## Exercise details
Copy the lines from the start of the records below through the line containing "const bMean=[330,200,225], bSD=[220,125,53];", both included, and leave out the pictures.

## Records to use
## Begin

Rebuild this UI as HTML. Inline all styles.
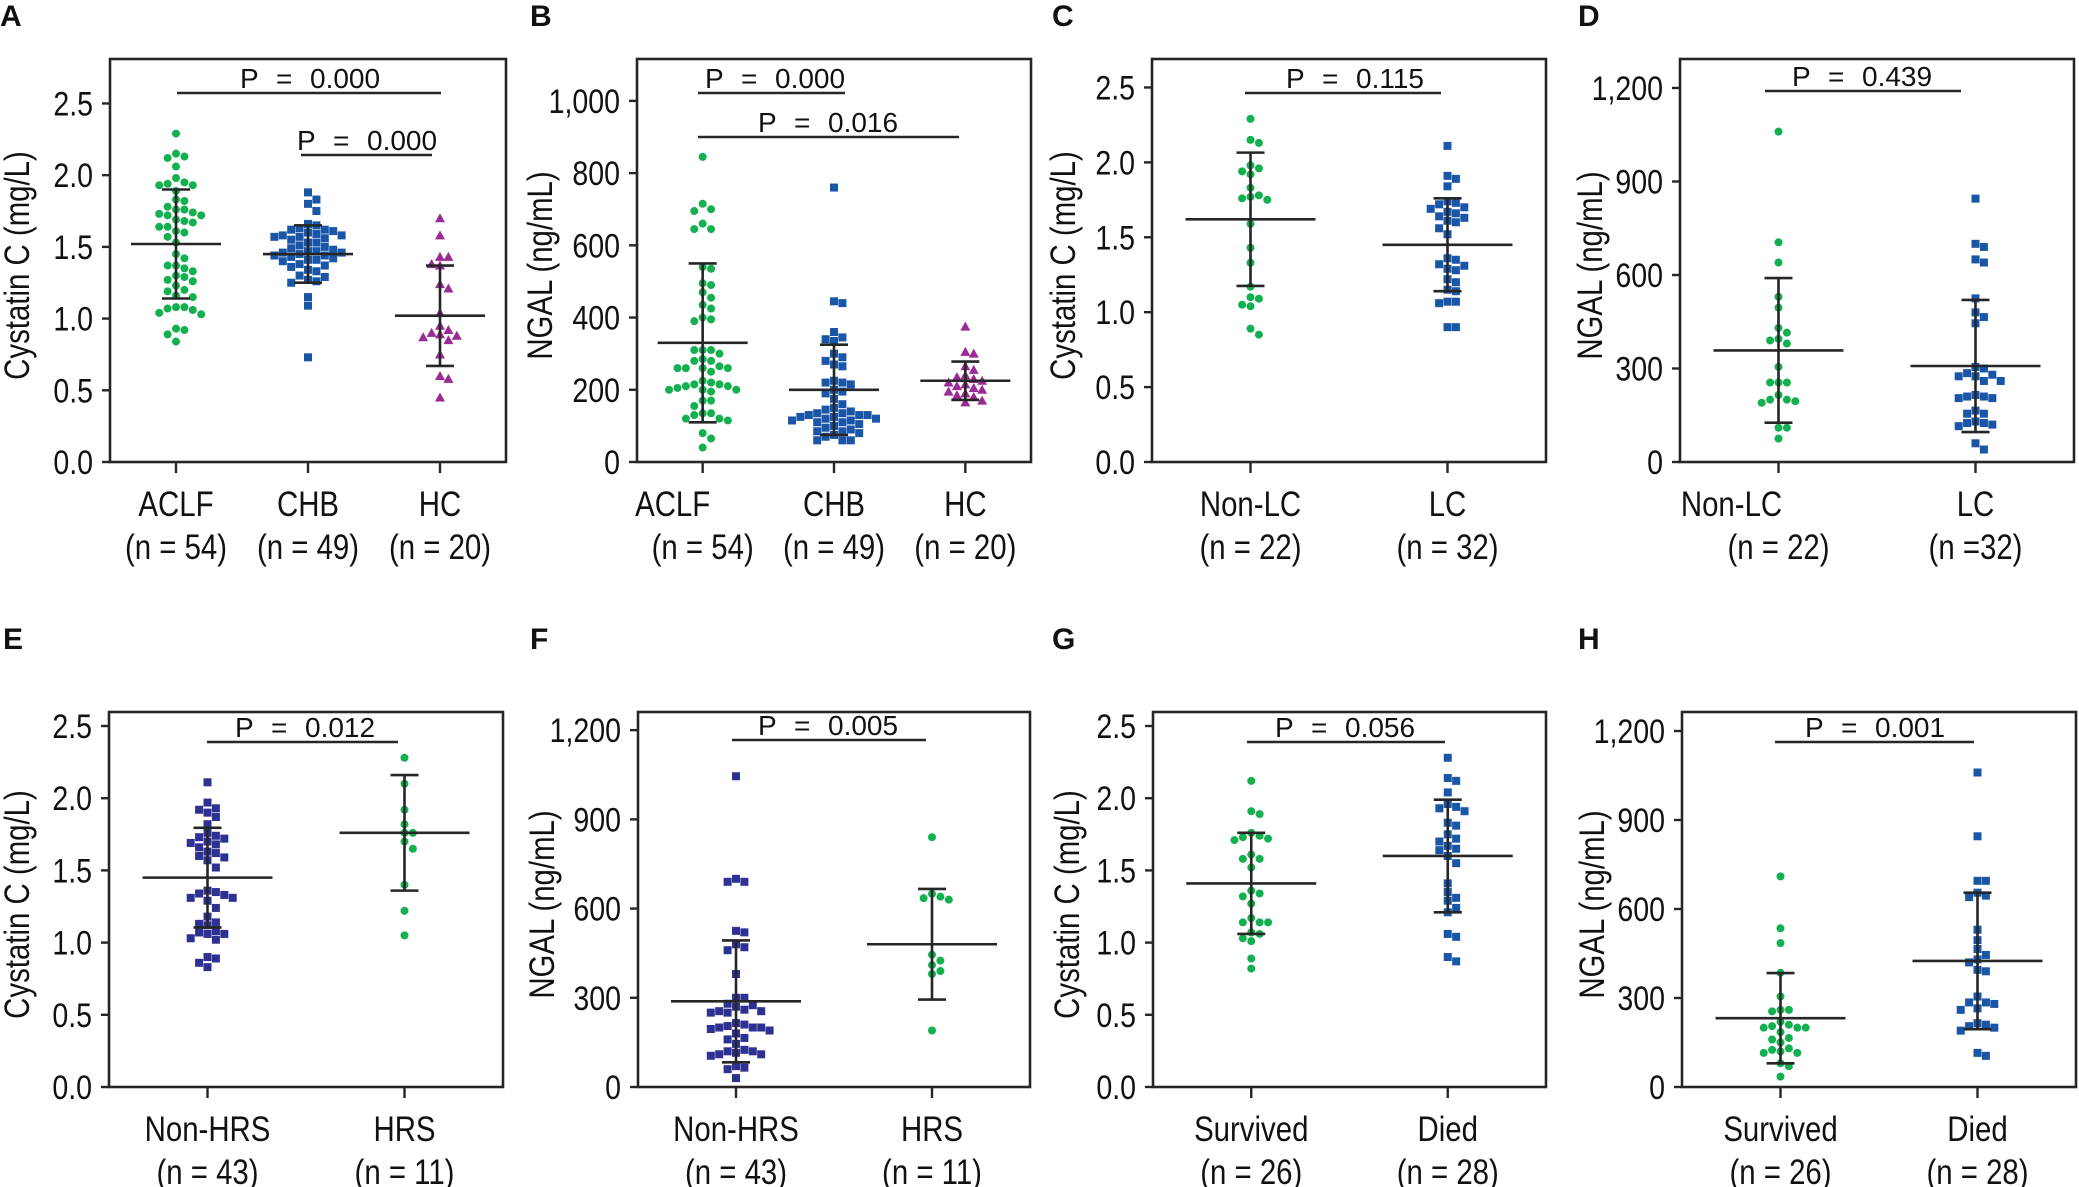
<!DOCTYPE html>
<html><head><meta charset="utf-8"><style>
html,body{margin:0;padding:0;background:#fff}
svg{display:block}
text{font-family:"Liberation Sans",sans-serif;fill:#111}
.pt{font-family:"Liberation Sans",sans-serif;font-size:28px}
.lt{font-family:"Liberation Sans",sans-serif;font-weight:bold;font-size:30px}
</style></head><body>
<svg id="fig" width="2079" height="1187" viewBox="0 0 2079 1187" xmlns="http://www.w3.org/2000/svg"></svg>
<script>
// ---- data ----
const cysTicks=[0,0.5,1,1.5,2,2.5];
const cysTickLabels=["0.0","0.5","1.0","1.5","2.0","2.5"];
const ngalTicksB=[0,200,400,600,800,1000];
const ngalTickLabelsB=["0","200","400","600","800","1,000"];
const ngalTicks=[0,300,600,900,1200];
const ngalTickLabels=["0","300","600","900","1,200"];

const aACLF=[2.29,2.15,2.13,2.12,2.06,1.98,1.95,1.94,1.93,1.93,1.89,1.83,1.82,1.78,1.76,1.76,1.74,1.73,1.72,1.72,1.69,1.68,1.67,1.64,1.64,1.61,1.60,1.57,1.53,1.42,1.37,1.37,1.35,1.33,1.30,1.29,1.27,1.26,1.23,1.20,1.19,1.16,1.15,1.08,1.08,1.07,1.06,1.04,1.03,0.93,0.92,0.89,0.84,1.45];
const aCHB=[1.88,1.83,1.80,1.75,1.66,1.65,1.63,1.62,1.62,1.61,1.60,1.59,1.58,1.58,1.57,1.57,1.56,1.55,1.53,1.53,1.51,1.50,1.49,1.48,1.47,1.47,1.46,1.46,1.45,1.44,1.44,1.43,1.42,1.41,1.41,1.40,1.38,1.37,1.36,1.34,1.33,1.30,1.29,1.27,1.26,1.25,1.15,1.09,0.73];
const aHC=[1.70,1.58,1.43,1.43,1.38,1.24,1.21,1.04,0.95,0.92,0.90,0.89,0.88,0.87,0.85,0.75,0.60,0.58,0.45,1.37];
const aMean=[1.52,1.45,1.02], aSD=[0.38,0.20,0.35];

const bACLF=[845,715,700,695,660,645,645,540,535,495,490,470,455,435,425,400,395,390,310,310,310,285,280,280,265,260,260,260,260,225,220,215,215,210,210,205,200,200,200,195,170,170,155,135,135,130,120,120,115,80,65,40,250,300];
const bCHB=[760,445,440,360,345,340,335,300,290,280,270,265,225,220,220,215,200,195,190,175,160,150,145,140,135,135,130,130,125,125,120,120,115,115,110,105,100,95,90,85,85,80,75,70,60,60,60,130,110];
const bHC=[375,305,300,265,255,240,235,230,225,220,215,210,205,200,195,190,185,180,170,165];
const bMean=[330,200,225], bSD=[220,125,53];

const cNonLC=[2.29,2.15,2.13,1.98,1.96,1.94,1.92,1.83,1.78,1.77,1.76,1.59,1.43,1.33,1.17,1.09,1.05,1.04,0.89,0.85,1.75,1.10];
const cLC=[2.11,1.91,1.89,1.84,1.74,1.73,1.72,1.70,1.69,1.67,1.66,1.64,1.63,1.61,1.60,1.56,1.52,1.36,1.35,1.32,1.31,1.29,1.28,1.22,1.20,1.15,1.14,1.07,1.07,1.06,0.90,0.90];
const cMean=[1.62,1.45], cSD=[0.445,0.31];

const dNonLC=[1060,705,640,530,495,430,415,390,395,380,305,255,255,255,215,200,190,195,200,110,110,75];
const dLC=[845,700,690,650,640,525,480,465,445,305,300,280,275,275,260,260,215,210,205,205,210,165,155,155,130,125,120,125,115,60,40,285];
const dMean=[358,308], dSD=[232,212];

const eNonHRS=[2.11,1.97,1.93,1.92,1.90,1.87,1.82,1.76,1.74,1.73,1.72,1.70,1.69,1.68,1.66,1.63,1.62,1.60,1.59,1.57,1.52,1.36,1.35,1.33,1.31,1.31,1.29,1.24,1.18,1.14,1.13,1.12,1.08,1.07,1.06,1.06,1.03,1.02,0.90,0.89,0.86,0.83,1.34];
const eHRS=[2.28,2.10,1.92,1.82,1.76,1.76,1.65,1.40,1.22,1.05,1.70];
const eMean=[1.45,1.76], eSD=[0.345,0.40];

const fNonHRS=[1045,700,690,690,525,520,480,470,460,380,300,300,280,275,270,260,255,255,250,215,210,205,200,200,195,190,180,165,160,145,125,120,120,115,110,110,105,70,65,60,30,250,200];
const fHRS=[840,650,635,630,445,425,410,390,380,190,640];
const fMean=[288,480], fSD=[205,186];

const gSurvived=[2.12,1.91,1.89,1.76,1.74,1.73,1.72,1.71,1.61,1.58,1.58,1.52,1.36,1.34,1.32,1.27,1.17,1.14,1.14,1.14,1.07,1.06,1.03,1.01,0.89,0.82];
const gDied=[2.28,2.14,2.12,2.04,1.96,1.94,1.93,1.91,1.83,1.81,1.75,1.72,1.70,1.67,1.64,1.60,1.55,1.41,1.35,1.31,1.29,1.24,1.21,1.06,1.04,0.90,0.87,1.65];
const gMean=[1.41,1.60], gSD=[0.35,0.39];

const hSurvived=[710,535,485,385,305,260,260,255,220,210,205,200,200,185,165,160,150,130,125,115,115,80,70,35,200,120];
const hDied=[1060,845,695,695,655,645,640,530,495,465,445,420,430,395,390,305,285,285,280,265,215,210,205,190,105,115,200,260];
const hMean=[232,425], hSD=[152,230];

// ---- layout ----
const G='#12b04f', B='#1a56a8', P='#9c2a94', I='#2e3192';
const panels=[
 {id:'A',lx:0,ly:26,x0:110,x1:506,y0:462,y1:59,dmax:2.81,ticks:cysTicks,tl:cysTickLabels,title:'Cystatin C (mg/L)',tx:17,
  groups:[{v:aACLF,c:G,s:'circle',n:'ACLF',nn:'(n = 54)'},{v:aCHB,c:B,s:'square',n:'CHB',nn:'(n = 49)'},{v:aHC,c:P,s:'tri',n:'HC',nn:'(n = 20)'}],
  mean:aMean,sd:aSD,pv:[{t:'0.000',y:93,cx:311,x0:177,x1:441},{t:'0.000',y:155,cx:368,x0:301,x1:432}]},
 {id:'B',lx:530,ly:26,x0:637,x1:1031,y0:462,y1:59,dmax:1116,ticks:ngalTicksB,tl:ngalTickLabelsB,title:'NGAL (ng/mL)',tx:540,
  groups:[{v:bACLF,c:G,s:'circle',n:'ACLF',nn:'(n = 54)',dx:-30},{v:bCHB,c:B,s:'square',n:'CHB',nn:'(n = 49)'},{v:bHC,c:P,s:'tri',n:'HC',nn:'(n = 20)'}],
  mean:bMean,sd:bSD,pv:[{t:'0.000',y:93,cx:776,x0:698,x1:845},{t:'0.016',y:137,cx:829,x0:698,x1:959}]},
 {id:'C',lx:1052,ly:26,x0:1152,x1:1546,y0:462,y1:59,dmax:2.69,ticks:cysTicks,tl:cysTickLabels,title:'Cystatin C (mg/L)',tx:1063,
  groups:[{v:cNonLC,c:G,s:'circle',n:'Non-LC',nn:'(n = 22)'},{v:cLC,c:B,s:'square',n:'LC',nn:'(n = 32)'}],
  mean:cMean,sd:cSD,pv:[{t:'0.115',y:93,cx:1357,x0:1245,x1:1441}]},
 {id:'D',lx:1578,ly:26,x0:1680,x1:2074,y0:462,y1:59,dmax:1293,ticks:ngalTicks,tl:ngalTickLabels,title:'NGAL (ng/mL)',tx:1590,
  groups:[{v:dNonLC,c:G,s:'circle',n:'Non-LC',nn:'(n = 22)',dx:-47},{v:dLC,c:B,s:'square',n:'LC',nn:'(n =32)'}],
  mean:dMean,sd:dSD,pv:[{t:'0.439',y:91,cx:1863,x0:1765,x1:1961}]},
 {id:'E',lx:3,ly:649,x0:109,x1:503,y0:1087,y1:712,dmax:2.597,ticks:cysTicks,tl:cysTickLabels,title:'Cystatin C (mg/L)',tx:17,
  groups:[{v:eNonHRS,c:I,s:'square',n:'Non-HRS',nn:'(n = 43)'},{v:eHRS,c:G,s:'circle',n:'HRS',nn:'(n = 11)'}],
  mean:eMean,sd:eSD,pv:[{t:'0.012',y:742,cx:306,x0:207,x1:398}]},
 {id:'F',lx:530,ly:649,x0:638,x1:1030,y0:1087,y1:712,dmax:1261,ticks:ngalTicks,tl:ngalTickLabels,title:'NGAL (ng/mL)',tx:542,
  groups:[{v:fNonHRS,c:I,s:'square',n:'Non-HRS',nn:'(n = 43)'},{v:fHRS,c:G,s:'circle',n:'HRS',nn:'(n = 11)'}],
  mean:fMean,sd:fSD,pv:[{t:'0.005',y:740,cx:829,x0:732,x1:926}]},
 {id:'G',lx:1052,ly:649,x0:1153,x1:1546,y0:1087,y1:712,dmax:2.597,ticks:cysTicks,tl:cysTickLabels,title:'Cystatin C (mg/L)',tx:1067,
  groups:[{v:gSurvived,c:G,s:'circle',n:'Survived',nn:'(n = 26)'},{v:gDied,c:B,s:'square',n:'Died',nn:'(n = 28)'}],
  mean:gMean,sd:gSD,pv:[{t:'0.056',y:742,cx:1346,x0:1247,x1:1445}]},
 {id:'H',lx:1578,ly:649,x0:1682,x1:2076,y0:1087,y1:712,dmax:1264,ticks:ngalTicks,tl:ngalTickLabels,title:'NGAL (ng/mL)',tx:1592,
  groups:[{v:hSurvived,c:G,s:'circle',n:'Survived',nn:'(n = 26)'},{v:hDied,c:B,s:'square',n:'Died',nn:'(n = 28)'}],
  mean:hMean,sd:hSD,pv:[{t:'0.001',y:742,cx:1876,x0:1775,x1:1974}]}
];

const NS='http://www.w3.org/2000/svg';
const svg=document.getElementById('fig');
function mk(tag,attrs,parent){const e=document.createElementNS(NS,tag);for(const k in attrs)e.setAttribute(k,attrs[k]);(parent||svg).appendChild(e);return e;}
// condensed text: anchored at (x,y), horizontally squeezed
function ctext(parent,x,y,str,anchor,size,rot){
  const tr=`translate(${x} ${y})`+(rot?` rotate(${rot})`:'')+' scale(0.84 1)';
  const gg=mk('g',{transform:tr},parent);
  const t=mk('text',{x:0,y:0,'text-anchor':anchor,'font-size':size},gg);
  t.textContent=str;
  return t;
}
const INK='#262626';

panels.forEach(p=>{
  const g=mk('g',{});
  
  
  const ys=v=>p.y0-(v/p.dmax)*(p.y0-p.y1);
  const n=p.groups.length;
  const xs=i=>p.x0+(p.x1-p.x0)*(n===3?(i+0.5)/3:(i===0?0.25:0.75));
  const L=mk('text',{x:p.lx,y:p.ly,class:'lt'},g);L.textContent=p.id;
  
  
  const bx=mk('rect',{x:p.x0,y:p.y1,width:p.x1-p.x0,height:p.y0-p.y1,fill:'none',stroke:INK,'stroke-width':2.6},g);
  
  
  p.ticks.forEach((t,k)=>{
    const y=ys(t);
    mk('line',{x1:p.x0-8,x2:p.x0,y1:y,y2:y,stroke:INK,'stroke-width':2.4},g);
    const tx=ctext(g,p.x0-17,y+12,p.tl[k],'end',34);
    
    
  });
  const yc=(p.y0+p.y1)/2+5;
  const tt=ctext(g,p.tx+12,yc,p.title,'middle',35,-90);
  
  
  p.groups.forEach((gr,i)=>{
    const cx=xs(i);
    mk('line',{x1:cx,x2:cx,y1:p.y0,y2:p.y0+11,stroke:INK,'stroke-width':2.4},g);
    const c1=ctext(g,cx+(gr.dx||0),p.y0+54,gr.n,'middle',35);
    
    
    const c2=ctext(g,cx,p.y0+97,gr.nn,'middle',35);
    
    
    const s=8.4;const placed=[];
    const order=gr.v.map((v,k)=>k).sort((a,b)=>gr.v[b]-gr.v[a]);
    const gp=mk('g',{fill:gr.c},g);
    
    
    order.forEach(k=>{
      const y=ys(gr.v[k]);let off=0;
      for(let j=0;j<40;j++){
        const o=j===0?0:(j%2?1:-1)*Math.ceil(j/2);
        if(!placed.some(q=>q.o===o&&Math.abs(q.y-y)<s)){off=o;break;}
      }
      placed.push({o:off,y:y});
      const x=cx+off*s;let m;
      if(gr.s==='circle')m=mk('circle',{cx:x,cy:y,r:4},gp);
      else if(gr.s==='square')m=mk('rect',{x:x-4,y:y-4,width:8,height:8},gp);
      else m=mk('polygon',{points:`${x},${y-5} ${x+5},${y+4} ${x-5},${y+4}`},gp);
      
      
    });
    const mh=n===3?45:65, ch=14;
    const ym=ys(p.mean[i]),yt=ys(p.mean[i]+p.sd[i]),yb=ys(p.mean[i]-p.sd[i]);
    const eg=mk('g',{stroke:INK,'stroke-width':2.6},g);
    
    
    mk('line',{x1:cx-mh,x2:cx+mh,y1:ym,y2:ym},eg);
    mk('line',{x1:cx,x2:cx,y1:yt,y2:yb},eg);
    mk('line',{x1:cx-ch,x2:cx+ch,y1:yt,y2:yt},eg);
    mk('line',{x1:cx-ch,x2:cx+ch,y1:yb,y2:yb},eg);
  });
  p.pv.forEach(q=>{
    const pg=mk('g',{},g);
    
    
    mk('line',{x1:q.x0,x2:q.x1,y1:q.y,y2:q.y,stroke:INK,'stroke-width':2.6},pg);
    const bl=q.y-5;
    const t1=mk('text',{x:q.cx-71,y:bl,class:'pt'},pg);t1.textContent='P';
    const t2=mk('text',{x:q.cx-35,y:bl,class:'pt'},pg);t2.textContent='=';
    const t3=mk('text',{x:q.cx-1,y:bl,class:'pt'},pg);t3.textContent=q.t;
  });
});
</script>
</body></html>
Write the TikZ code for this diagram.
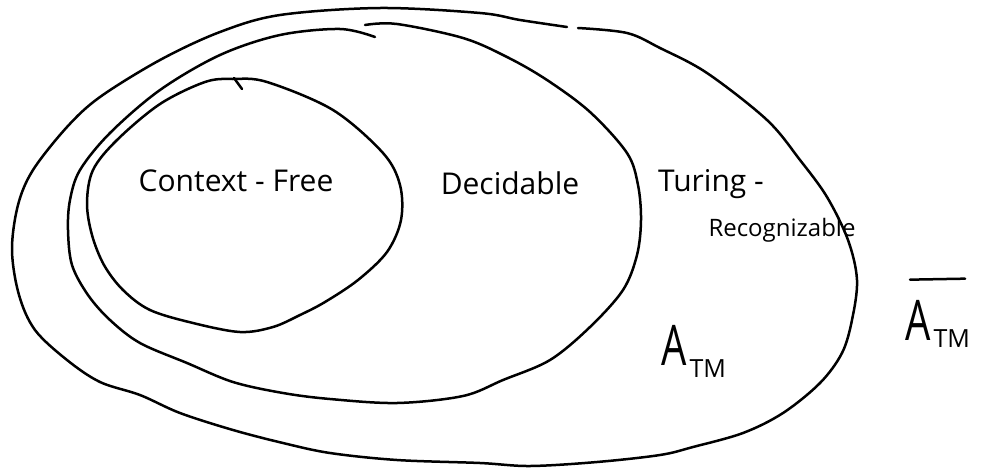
\documentclass[tikz,border=0pt]{standalone}
\usepackage{fontspec}
\setmainfont{Open Sans}
\begin{document}
\begin{tikzpicture}[x=1pt,y=-1pt,
  pen/.style={line width=2.5pt,line cap=round,line join=round},
  lbl/.style={inner sep=0pt,font=\fontsize{30}{32}\selectfont},
  sml/.style={inner sep=0pt,font=\fontsize{24}{26}\selectfont},
  big/.style={inner sep=0pt,font=\fontsize{40}{42}\selectfont}]
\useasboundingbox (0,0) rectangle (985,469);
% Turing-recognizable (outer)
\draw[pen] plot[smooth,tension=0.55] coordinates {
 (578,28) (627,33) (660,48) (707,73) (767,120) (800,160) (827,197) (848,240)
 (857,280) (852,320) (842,353) (820,383) (783,413) (743,433) (693,447) (660,455)
 (597,462) (530,466) (480,463) (397,460) (330,453) (283,443) (233,430) (180,413)
 (140,395) (100,382) (67,360) (35,330) (19,295) (12,250) (18,205) (33,170)
 (67,127) (100,97) (160,60) (220,32) (280,15) (380,8) (480,13) (520,20) (567,27)};
% Decidable
\draw[pen] plot[smooth,tension=0.55] coordinates {
 (365,25) (397,24) (463,38) (507,57) (547,80) (590,112) (627,153) (638,185)
 (641,220) (637,255) (623,290) (590,327) (550,360) (503,380) (463,396) (397,403)
 (330,399) (283,393) (233,382) (187,363) (140,343) (110,320) (88,295) (72,265)
 (68,230) (70,200) (80,170) (110,133) (160,90) (220,55) (280,35) (340,29) (375,37)};
% Context-free
\draw[pen] plot[smooth cycle,tension=0.55] coordinates {
 (233,79) (267,82) (333,110) (383,153) (400,185) (401,220) (387,252) (358,280)
 (325,302) (300,315) (273,327) (240,332) (193,323) (150,310) (123,290) (104,265)
 (92,235) (87,203) (93,170) (117,140) (160,104) (205,82)};
\draw[pen] (234,78) -- (242,89);
% labels
\node[lbl] (cf) at (236,181) {Context - Free};
\node[lbl] (dec) at (510,183) {Decidable};
\node[lbl] (tur) at (711,184) {Turing -};
\node[sml] (rec) at (782,230) {Recognizable};
\node[big,anchor=base west] (atm) at (661,365)
  {\scalebox{1}[1.4]{A}\kern3pt\raisebox{-12pt}{\fontsize{25}{27}\selectfont TM}};
\node[big,anchor=base west] (abar) at (905,340)
  {\scalebox{1}[1.4]{A}\kern3pt\raisebox{-7pt}{\fontsize{25}{27}\selectfont TM}};
\draw[pen] ([xshift=5pt,yshift=20pt]abar.north west) -- ([xshift=-5pt,yshift=21pt]abar.north east);
\end{tikzpicture}
\end{document}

## End

## Task response
Rebuild this UI as HTML. Inline all styles.
<!DOCTYPE html>
<html><head><meta charset="utf-8"><style>
html,body{margin:0;padding:0;background:#fff}
svg{display:block}
text{font-family:"Liberation Sans",sans-serif;fill:#111}
.pt{font-family:"Liberation Sans",sans-serif;font-size:28px}
.lt{font-family:"Liberation Sans",sans-serif;font-weight:bold;font-size:30px}
</style></head><body>
<svg id="fig" width="2079" height="1187" viewBox="0 0 2079 1187" xmlns="http://www.w3.org/2000/svg"></svg>
<script>
// ---- data ----
const cysTicks=[0,0.5,1,1.5,2,2.5];
const cysTickLabels=["0.0","0.5","1.0","1.5","2.0","2.5"];
const ngalTicksB=[0,200,400,600,800,1000];
const ngalTickLabelsB=["0","200","400","600","800","1,000"];
const ngalTicks=[0,300,600,900,1200];
const ngalTickLabels=["0","300","600","900","1,200"];

const aACLF=[2.29,2.15,2.13,2.12,2.06,1.98,1.95,1.94,1.93,1.93,1.89,1.83,1.82,1.78,1.76,1.76,1.74,1.73,1.72,1.72,1.69,1.68,1.67,1.64,1.64,1.61,1.60,1.57,1.53,1.42,1.37,1.37,1.35,1.33,1.30,1.29,1.27,1.26,1.23,1.20,1.19,1.16,1.15,1.08,1.08,1.07,1.06,1.04,1.03,0.93,0.92,0.89,0.84,1.45];
const aCHB=[1.88,1.83,1.80,1.75,1.66,1.65,1.63,1.62,1.62,1.61,1.60,1.59,1.58,1.58,1.57,1.57,1.56,1.55,1.53,1.53,1.51,1.50,1.49,1.48,1.47,1.47,1.46,1.46,1.45,1.44,1.44,1.43,1.42,1.41,1.41,1.40,1.38,1.37,1.36,1.34,1.33,1.30,1.29,1.27,1.26,1.25,1.15,1.09,0.73];
const aHC=[1.70,1.58,1.43,1.43,1.38,1.24,1.21,1.04,0.95,0.92,0.90,0.89,0.88,0.87,0.85,0.75,0.60,0.58,0.45,1.37];
const aMean=[1.52,1.45,1.02], aSD=[0.38,0.20,0.35];

const bACLF=[845,715,700,695,660,645,645,540,535,495,490,470,455,435,425,400,395,390,310,310,310,285,280,280,265,260,260,260,260,225,220,215,215,210,210,205,200,200,200,195,170,170,155,135,135,130,120,120,115,80,65,40,250,300];
const bCHB=[760,445,440,360,345,340,335,300,290,280,270,265,225,220,220,215,200,195,190,175,160,150,145,140,135,135,130,130,125,125,120,120,115,115,110,105,100,95,90,85,85,80,75,70,60,60,60,130,110];
const bHC=[375,305,300,265,255,240,235,230,225,220,215,210,205,200,195,190,185,180,170,165];
const bMean=[330,200,225], bSD=[220,125,53];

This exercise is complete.